Pull request vetters can view their responsibilities here.

Contributors can view more details about this message here.

acosmicflamingo · 2026-06-08T22:14:07Z

@shwina I imagine that we want to avoid something like this, correct?

diff a/python/cuda_cccl/cuda/compute/algorithms/_reduce.py 
     b/python/cuda_cccl/cuda/compute/algorithms/_reduce.py
@@ -35,6 +35,8 @@ from ..typing import (
 
 class _Reduce:
     __slots__ = [
+        "d_in",
+        "d_out",
         "d_in_cccl",
         "d_out_cccl",
         "h_init_cccl",
@@ -52,6 +54,8 @@ class _Reduce:
         h_init: np.ndarray | GpuStruct,
         determinism: Determinism,
     ):
+        self.d_in = d_in
+        self.d_out = d_out
         self.d_in_cccl = cccl.to_cccl_input_iter(d_in)
         self.d_out_cccl = cccl.to_cccl_output_iter(d_out)
         self.h_init_cccl = cccl.to_cccl_value(h_init)
@@ -152,8 +156,8 @@ class _Reduce:
         h_init: np.ndarray | GpuStruct,
         stream=None,
     ):
-        set_cccl_iterator_state(self.d_in_cccl, d_in)
-        set_cccl_iterator_state(self.d_out_cccl, d_out)
+        set_cccl_iterator_state(self.d_in_cccl, self.d_in)
+        set_cccl_iterator_state(self.d_out_cccl, self.d_out)
 
         # Update op state for stateful ops
         op_adapter = make_op_adapter(op)
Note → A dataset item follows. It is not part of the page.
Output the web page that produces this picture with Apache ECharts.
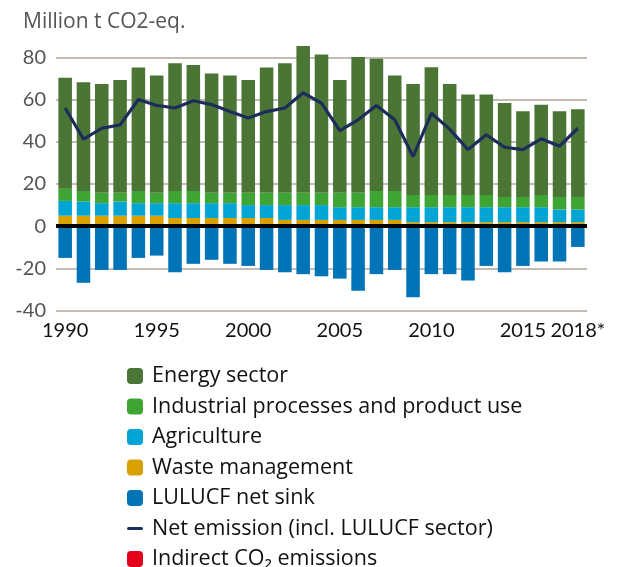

On the surface, it would pave the way for implementing the API we seek. However, make_reduce_into utilizes the cache_with_registered_key_functions decorator, and caching can pose an issue if we're now saving self.d_in and self.d_out attributes in our reducers. It explains why in my test suite, I could have two identical tests (or three, four, etc) and only the first would pass an assert statement. In the subsequent tests when I'm creating a new reducer, it fetches the reducer created from the first test, and mutates those self.d_in and self.d_out attributes and doesn't actually touch the d_in and d_out arrays that were passed to make_reduce_into in the current test.

acosmicflamingo · 2026-06-25T16:37:24Z

@shwina would it be okay to remove @cache_with_registered_key_functions from make_reduce_into function?

shwina · 2026-06-25T17:08:50Z

@shwina would it be okay to remove @cache_with_registered_key_functions from make_reduce_into function?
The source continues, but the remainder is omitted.